I'm a bit of a fidgetter, I suppose is what I'm saying.
I generally have to be playing with something or other while I think, or while I talk, or while I sit staring at the wall... yeah, you get the picture. My hands get bored easily.
Recently I started wearing a lanyard with the work logo on it instead of the thin little one I used to keep my nerdstick on. It has, unfortunately, become a toy too. You see, the old thin one tucked easily under my shirt, and it was very much a case of out of sight, out of mind. The new one's wider, and it's more... there. More there, yes. And it has more things to fuss with.
So far I've managed to break the spring on one clasp, and have hit myself in the face while playing with the plastic buckle when I was talking to Wheat.

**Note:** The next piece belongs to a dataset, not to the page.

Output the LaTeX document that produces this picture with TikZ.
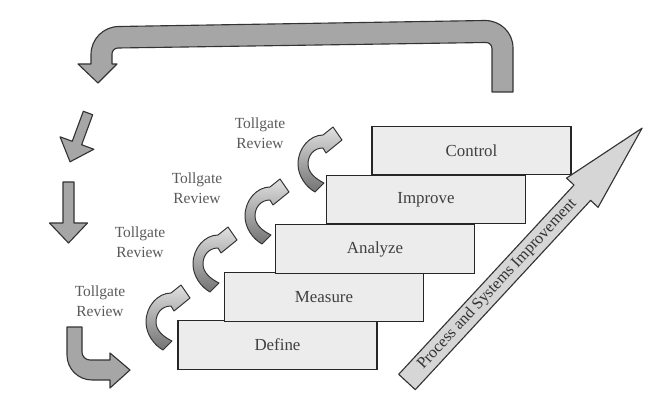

He found it entertaining. Me, not so much.
Ah well.
I expect it's healthier to be fussing with lanyards or putty or tops or whatever than it was to chew my nails (which I did until I was a teenager) or draw on myself.
Yep.
Draw on myself.
I really have a bit of a problem, don't I?
Anyway, what with the holiday season here (and no, I still haven't done any shopping), my chances of adding to my toy collection in the next while are pretty good. Anything for a distraction, right?
I'm done now. You can go away.
And try not to get hit in the face by any flying key chains with spider pictures on them.
If you find one it's probably mine, though. Just so you know where to return it.
4 comments:
Dad sure knows how to piss a person off. Clearly he and I need to talk more about toys for you.
See that huff over there? The cute little purple one? I'm leaving in it.
My poor innocent father. The man's just never met a bargain bin he didn't like...
... and to rub it in further, he got a bargain.
You two can make a person ... erm... cranky.